Il est difficile d’estimer aujourd’hui que le Parlement « représente la volonté populaire ». Bon nombre de ministres et de députés proviennent des entreprises privées, d’autres y retournent sitôt leur carrière politique terminée. Les entreprises récompensent généreusement les services rendus. Vous souvenez-vous d’Eduardo Zaplana ? D’abord ministre du Travail, puis conseiller de Telefonica. Elena Salgado ? De vice ministre de l’Economie, elle est devenue conseillère d’Abertis. Sans parler de Rodrigo Rato, ex ministre de l’Economie, puis directeur du Fonds Monétaire International et enfin président de Bankia. Ses aventures comme patron de banque nous ont coûté cher.

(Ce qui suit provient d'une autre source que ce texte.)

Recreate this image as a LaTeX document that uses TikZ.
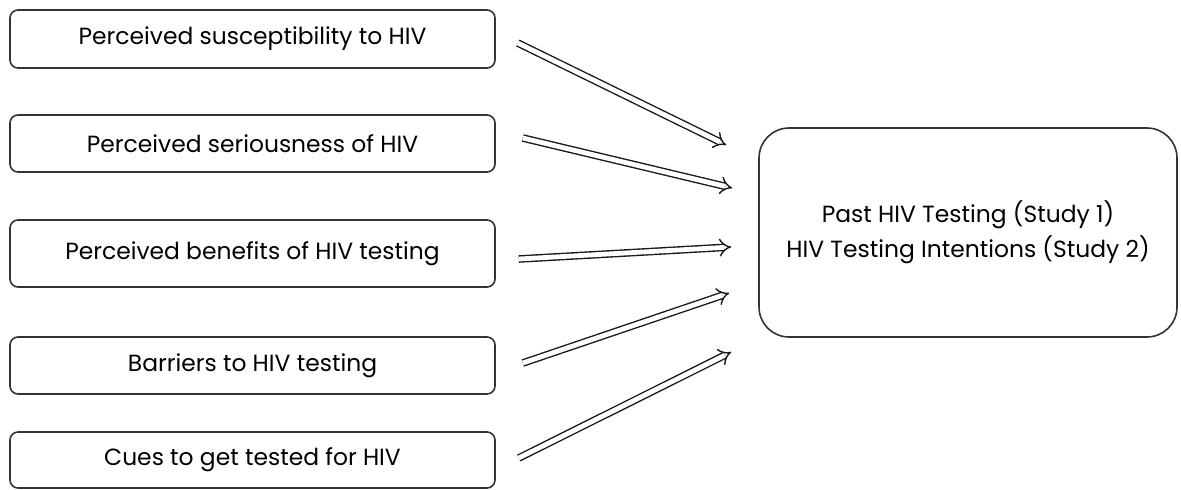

Sans oublier les ex premiers ministres Felipe González et José Maria Aznar, le premier étant devenu conseiller adjoint de Gas Natural et le second de Endesa, News Corporation, Barrick Gold, Doheny Global Group... Ainsi vont les choses.
Plus de démocratie
Mais la démocratie c’est, précisément, ce que revendique le mouvement des indigné-e-s, une démocratie réelle au service du peuple et incompatible avec la séquestration de la politique par le monde des affaires ou avec l’espagnolisme centraliste qui nie le droit à l’autodétermination des peuples. Paradoxalement, c’est avec l’adjectif « d’anti-démocrates » que le pouvoir qualifie les protestataires. Anti-démocrates pour « assiéger » symboliquement le Parlement catalan le 15 juin 2011, à l’occasion des débats sur le budget qui impliquaient alors les plus importantes mesures d’austérité de la démocratie catalane alors qu’elles ne figuraient dans aucun programme électoral. Anti-démocrates pour organiser des assemblées sur les places et stimuler le débat public. Anti-démocrates pour occuper des logements vides et leur donner une utilisation sociale. Anti-démocrates, en définitive, pour combattre des lois et des pratiques injustes.
Et quand il y a plus de démocratie dans la rue, il y a plus de répression. Des amendes d’une valeur de 133.000 euros sont exigées par le ministère de l’Intérieur contre 446 activistes du 15M de Madrid ; 6.000 euros contre 250 étudiants du « Printemps de Valence » ; des centaines d’euros contre des activistes en Galice, pour ne citer que quelques exemples. A côté de cela : plus d’une centaine d’arrestations en Catalogne depuis la grève générale du 29 mai ; l’ouverture du page web de délation des manifestants à la police… Et, aujourd’hui, on modifie le Code Pénal pour criminaliser les nouvelles formes de protestation.
L’autre visage des politiques d’austérité, c’est la politique de la peur et de la répression. Moins d’Etat social, c’est plus d’Etat pénal. La démocratie n’est pas du côté de ceux qui prétendent l’exercer, mais bien du côté de ceux qui luttent pour elle. L’histoire en est pleine d’exemples. Le « 25S » sera l’un d’eux.
Article publié dans Publico le 25/09/2012.